At very least I think it would make sense to restructure the NZ Post group, removing Kiwibank and making it a standalone SOE in its own right.  Going by the comments from the Minister, if the story Radio Live ran had anything behind it, that was the mostly likely form.

A sale would also make sense, but I don’t see any chance of it happening under the current government.  One could conjure up all sorts of imaginative options that might mitigate the political uproar –  recall the size of the petition around the partial sales of the government stake in three power companies –  but I can’t see why this government would regard it as worth the political risk.  And no potential coalition partner really cares enough to want to make a sale a “bottom line” in any deal –  while NZ First might well care enough on the opposite side.

Kiwibank shares could, for example, be distributed to all adults –  on current book value that might be around $300 each –  so that it was truly the “people’s bank”.  But then there would no single dominant shareholder, and the rating agencies would get nervous, and so would the Reserve Bank.  It would have quite high direct costs, and the opposition parties would no doubt sell it (accurately) as prelude to those individual parcels being bought up by one or another of the other banks.
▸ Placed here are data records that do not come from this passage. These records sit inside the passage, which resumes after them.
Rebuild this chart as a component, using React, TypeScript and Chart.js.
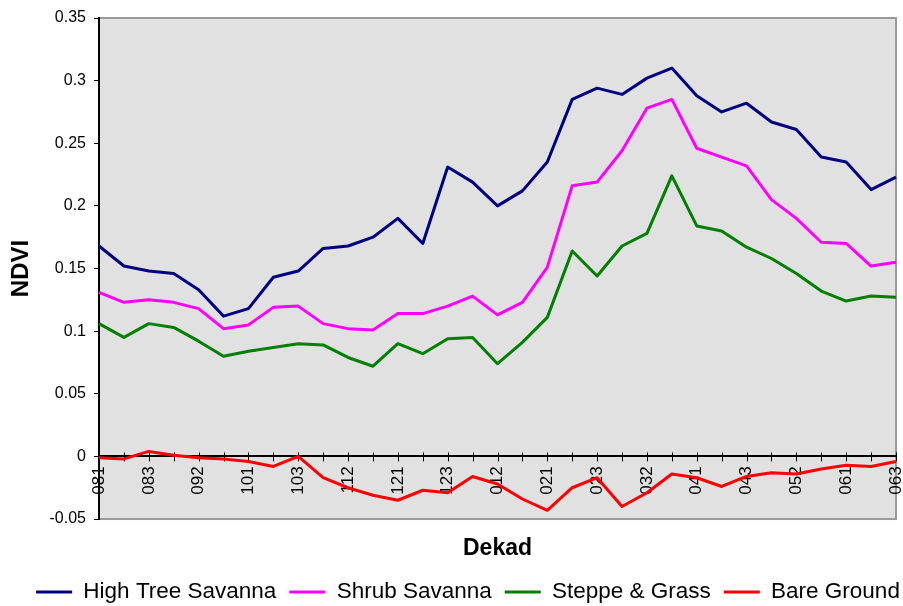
import React, { useEffect, useRef } from "react";
import { Chart, registerables } from "chart.js";

Chart.register(...registerables);

const dekads = [
  "081", "082", "083", "091", "092", "093", "101", "102", "103", "111", "112",
  "113", "121", "122", "123", "011", "012", "013", "021", "022", "023", "031",
  "032", "033", "041", "042", "043", "051", "052", "053", "061", "062", "063",
];

const highTreeSavanna = [
  0.168, 0.152, 0.148, 0.146, 0.133, 0.112, 0.118, 0.143, 0.148, 0.166, 0.168,
  0.175, 0.19, 0.17, 0.231, 0.219, 0.2, 0.212, 0.235, 0.285, 0.294, 0.289,
  0.302, 0.31, 0.288, 0.275, 0.282, 0.267, 0.261, 0.239, 0.235, 0.213, 0.223,
];

const shrubSavanna = [
  0.131, 0.123, 0.125, 0.123, 0.118, 0.102, 0.105, 0.119, 0.12, 0.106, 0.102,
  0.101, 0.114, 0.114, 0.12, 0.128, 0.113, 0.123, 0.151, 0.216, 0.219, 0.244,
  0.278, 0.285, 0.246, 0.239, 0.232, 0.205, 0.19, 0.171, 0.17, 0.152, 0.155,
];

const steppeGrass = [
  0.106, 0.095, 0.106, 0.103, 0.092, 0.08, 0.084, 0.087, 0.09, 0.089, 0.079,
  0.072, 0.09, 0.082, 0.094, 0.095, 0.074, 0.091, 0.111, 0.164, 0.144, 0.168,
  0.178, 0.224, 0.184, 0.18, 0.167, 0.158, 0.146, 0.132, 0.124, 0.128, 0.127,
];

const bareGround = [
  -0.001, -0.002, 0.004, 0.001, -0.001, -0.002, -0.004, -0.008, 0.0, -0.017,
  -0.025, -0.031, -0.035, -0.027, -0.029, -0.016, -0.022, -0.034, -0.043,
  -0.025, -0.017, -0.04, -0.029, -0.014, -0.017, -0.024, -0.016, -0.013,
  -0.014, -0.01, -0.007, -0.008, -0.004,
];

const seriesNames = ["High Tree Savanna", "Shrub Savanna", "Steppe & Grass", "Bare Ground"];
const seriesColors = ["#000080", "#ff00ff", "#008000", "#ff0000"];

const FONT = "'Liberation Sans', Arial, sans-serif";

const plotDecor = {
  id: "plotDecor",
  beforeDraw(chart: any) {
    const { ctx, chartArea: a } = chart;
    ctx.save();
    ctx.fillStyle = "#e1e1e1";
    ctx.fillRect(a.left, a.top, a.right - a.left, a.bottom - a.top);
    ctx.strokeStyle = "#9a9a9a";
    ctx.lineWidth = 2;
    ctx.strokeRect(a.left, a.top, a.right - a.left, a.bottom - a.top);
    ctx.restore();
  },
  beforeDatasetsDraw(chart: any) {
    const { ctx } = chart;
    const xs = chart.scales.x;
    const ys = chart.scales.y;
    const y0 = ys.getPixelForValue(0);
    ctx.save();
    ctx.strokeStyle = "#000";
    ctx.lineWidth = 1;
    ctx.beginPath();
    xs.ticks.forEach((_: any, i: number) => {
      const x = Math.round(xs.getPixelForTick(i)) + 0.5;
      ctx.moveTo(x, y0 - 4);
      ctx.lineTo(x, y0 + 5);
    });
    ctx.stroke();
    ctx.restore();
  },
};

export default function App() {
  const ref = useRef<HTMLCanvasElement | null>(null);

  useEffect(() => {
    if (!ref.current) return;
    const allData = [highTreeSavanna, shrubSavanna, steppeGrass, bareGround];
    const chart = new Chart(ref.current, {
      type: "line",
      data: {
        labels: dekads,
        datasets: allData.map((d, i) => ({
          label: seriesNames[i],
          data: d,
          borderColor: seriesColors[i],
          backgroundColor: seriesColors[i],
          borderWidth: 3,
          pointRadius: 0,
          pointHoverRadius: 0,
          tension: 0,
          borderJoinStyle: "round" as const,
        })),
      },
      options: {
        animation: false,
        responsive: false,
        events: [],
        layout: { padding: { left: 3, right: -30, top: 18, bottom: -7.25 } },
        scales: {
          x: {
            type: "category",
            position: { y: 0 } as any,
            offset: false,
            grid: { display: false, drawTicks: false },
            border: { display: true, color: "#000", width: 2 },
            ticks: {
              autoSkip: false,
              maxRotation: 90,
              minRotation: 90,
              padding: 10,
              color: "#000",
              font: { family: FONT, size: 17 },
              callback: (_v: any, i: number) => (i % 2 === 0 ? dekads[i] : ""),
            },
            afterFit: (s: any) => {
              s.paddingLeft = 0;
              s.paddingRight = 7;
            },
          },
          y: {
            min: -0.05,
            max: 0.35,
            grid: {
              drawOnChartArea: false,
              drawTicks: true,
              tickLength: 5,
              color: "#000",
              lineWidth: 1,
            },
            border: { display: true, color: "#000", width: 2 },
            ticks: {
              stepSize: 0.05,
              padding: 8,
              color: "#000",
              font: { family: FONT, size: 16 },
              callback: (v: any) => String(Math.round(Number(v) * 100) / 100),
            },
            title: {
              display: true,
              text: "NDVI",
              color: "#000",
              font: { family: FONT, size: 24, weight: "bold" },
              padding: { top: 4, bottom: 0 },
            },
            afterFit: (s: any) => {
              s.width = 96;
            },
          },
        },
        plugins: {
          title: {
            display: true,
            text: "Dekad",
            position: "bottom",
            fullSize: false,
            weight: 500,
            color: "#000",
            font: { family: FONT, size: 23, weight: "bold" },
            padding: { top: 15.5, bottom: 5.6 },
          } as any,
          legend: {
            display: true,
            position: "bottom",
            labels: {
              usePointStyle: true,
              pointStyle: "line",
              pointStyleWidth: 36,
              padding: 13,
              color: "#000",
              font: { family: FONT, size: 22.5 },
            } as any,
          },
          tooltip: { enabled: false },
        },
      },
      plugins: [plotDecor],
    });
    return () => chart.destroy();
  }, []);

  return (
    <div style={{ position: "absolute", left: 0, top: 0, width: 903, height: 606 }}>
      <canvas ref={ref} width={903} height={606} />
    </div>
  );
}
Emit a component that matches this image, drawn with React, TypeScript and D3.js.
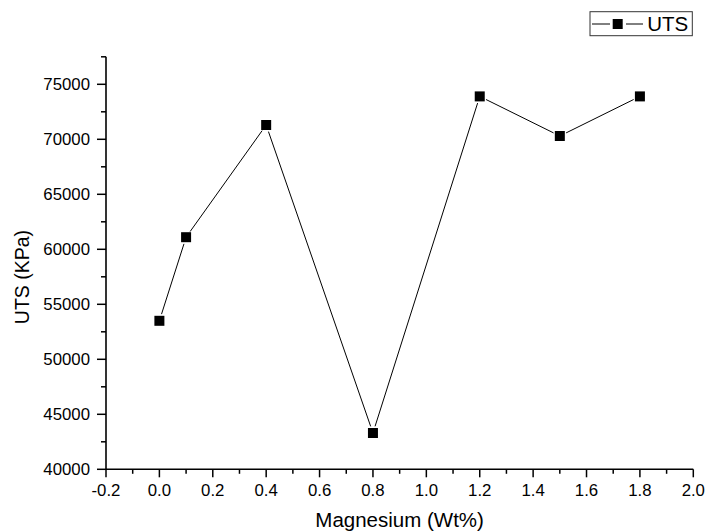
import React from "react";
import * as d3 from "d3";

const magnesium = [0.0, 0.1, 0.4, 0.8, 1.2, 1.5, 1.8];
const uts = [53500, 61100, 71300, 43300, 73900, 70300, 73900];
const xTickValues = [-0.2, 0.0, 0.2, 0.4, 0.6, 0.8, 1.0, 1.2, 1.4, 1.6, 1.8, 2.0];
const yTickValues = [40000, 45000, 50000, 55000, 60000, 65000, 70000, 75000];
const seriesName = "UTS";
const xTitle = "Magnesium (Wt%)";
const yTitle = "UTS (KPa)";

const W = 706;
const H = 532;
const FONT = "Arial, 'Liberation Sans', sans-serif";

export default function App() {
  const x = d3.scaleLinear().domain([-0.2, 2.0]).range([106, 693.3]);
  const y = d3.scaleLinear().domain([40000, 77500]).range([469.3, 56.8]);
  const xMinor = d3.range(-0.2, 2.0001, 0.1).filter(
    (v) => !xTickValues.some((t) => Math.abs(t - v) < 1e-6)
  );
  const yMinor = d3.range(40000, 77501, 2500).filter((v) => !yTickValues.includes(v));
  const pts = magnesium.map((m, i) => [x(m), y(uts[i])] as [number, number]);
  const gap = 7;
  const segs = pts.slice(1).map((p, i) => {
    const a = pts[i];
    const dx = p[0] - a[0];
    const dy = p[1] - a[1];
    const L = Math.hypot(dx, dy);
    const ux = dx / L;
    const uy = dy / L;
    return [a[0] + ux * gap, a[1] + uy * gap, p[0] - ux * gap, p[1] - uy * gap];
  });
  const x0 = x.range()[0];
  const y0 = y.range()[0];
  const ms = 10;
  const fmt = (t: number) => d3.format(".1f")(t).replace("\u2212", "-");
  return (
    <svg
      width={W}
      height={H}
      style={{ position: "absolute", left: 0, top: 0, background: "#fff" }}
      fontFamily={FONT}
    >
      <rect width={W} height={H} fill="#fff" />
      {segs.map((s, i) => (
        <line key={i} x1={s[0]} y1={s[1]} x2={s[2]} y2={s[3]} stroke="#000" strokeWidth={1} />
      ))}
      {pts.map((p, i) => (
        <rect key={i} x={p[0] - ms / 2} y={p[1] - ms / 2} width={ms} height={ms} fill="#000" />
      ))}
      <line x1={x0} y1={y0} x2={x(2.0)} y2={y0} stroke="#000" strokeWidth={1.6} />
      <line x1={x0} y1={y0 + 0.8} x2={x0} y2={y(77500)} stroke="#000" strokeWidth={1.6} />
      {xTickValues.map((t) => (
        <g key={t}>
          <line x1={x(t)} x2={x(t)} y1={y0} y2={y0 + 8} stroke="#000" strokeWidth={1.5} />
          <text x={x(t)} y={496} textAnchor="middle" fontSize={16.8} fill="#000">
            {fmt(t)}
          </text>
        </g>
      ))}
      {xMinor.map((t) => (
        <line key={t} x1={x(t)} x2={x(t)} y1={y0} y2={y0 + 4.5} stroke="#000" strokeWidth={1.5} />
      ))}
      {yTickValues.map((t) => (
        <g key={t}>
          <line x1={x0} x2={x0 - 9} y1={y(t)} y2={y(t)} stroke="#000" strokeWidth={1.5} />
          <text x={90} y={y(t)} dy="0.35em" textAnchor="end" fontSize={16.8} fill="#000">
            {t}
          </text>
        </g>
      ))}
      {yMinor.map((t) => (
        <line key={t} x1={x0} x2={x0 - 5} y1={y(t)} y2={y(t)} stroke="#000" strokeWidth={1.5} />
      ))}
      <text x={(x0 + x(2.0)) / 2} y={527} textAnchor="middle" fontSize={20.5} fill="#000">
        {xTitle}
      </text>
      <text
        transform={`translate(29, ${(y0 + y(77500)) / 2 + 14}) rotate(-90)`}
        textAnchor="middle"
        fontSize={19.5}
        fill="#000"
      >
        {yTitle}
      </text>
      <rect x={590} y={11.7} width={102.3} height={24} fill="#fff" stroke="#333" strokeWidth={1} />
      <line x1={592} x2={610} y1={24} y2={24} stroke="#000" strokeWidth={1} />
      <line x1={626} x2={643} y1={24} y2={24} stroke="#000" strokeWidth={1} />
      <rect x={612.7} y={19} width={ms} height={ms} fill="#000" />
      <text x={647.3} y={24} dy="0.36em" fontSize={20.5} fill="#000">
        {seriesName}
      </text>
    </svg>
  );
}
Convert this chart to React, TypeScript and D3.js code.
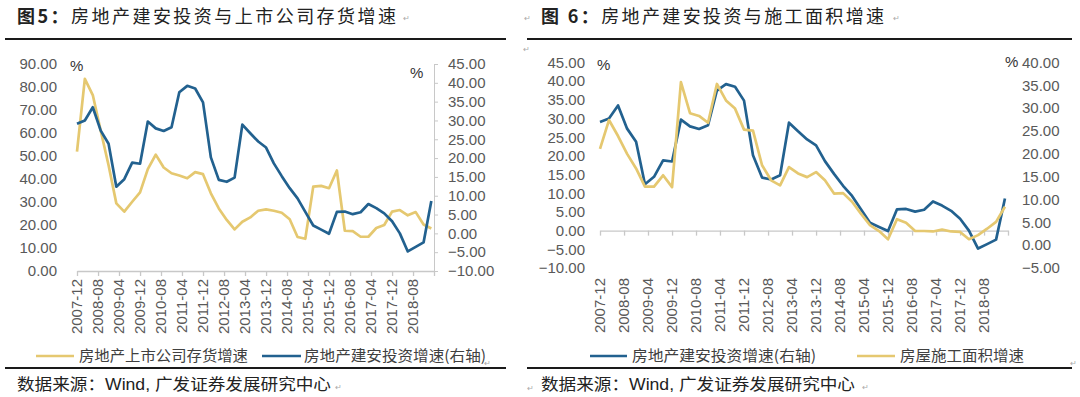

I’ve seen suggestions that perhaps the New Zealand Superannuation Fund should become a key shareholder in Kiwibank.  I reckon that would be even worse than direct state ownership, since the NZSF faces neither market nor political disciplines.

I don’t really like the idea of a partial privatization, with the government retaining the majority shareholding.  It still has most of the moral hazard/bailout risks associated with the current ownership model, with more risk that the private shareholders would seek to aggressively (and quite rationally) exploit such advantages.  It was, more or less exactly, the model used with the Bank of New Zealand in the late 1980s.

In truth, the best value for the taxpayer probably lies in what is the least politically attractive option: a straight trade sale, probably to one of the existing large participants in the market. That was how the previous Postbank was sold, back in 1988.  It is what happened to Trustbank in 1996, and to Countrywide a couple of years later.  And, of course, Lloyds concluded that the best value from the National Bank was through a trade sale to ANZ.  The government might get a price well above book value in such a sale, even recognizing that banks are less inclined to aggressive expansion than they were a decade ago, and that some of the Australian banks might be uneasy about overweighting their exposure to New Zealand.  But even to propose such a sale would surely be seen by the government’s political advisers as an unadulterated gift to the Opposition.

And so it seems likely that, for the foreseeable future, the government will not just be the largest owner in New Zealand of dairy farms, funds managers, trains and planes, power companies, and legal firms, but will remain the owner of a modest-sized, not outstandingly successful, retail bank.

UPDATE:  In casting around for any summary analysis that has been done/released on Kiwibank’s long-term performance, I found this chart of return on assets (not equity) in a Treasury report from a couple of years back.

bank roa.png

The results shouldn’t be very surprising, but they do reinforce the point that even if Kiwibank is currently earning reasonable rates of returns (eg in the most recent year), it has a long way to go to deliver the sorts of cumulative returns to taxpayers that private sector shareholders might have expected (especially as none of the private comparators were start-ups).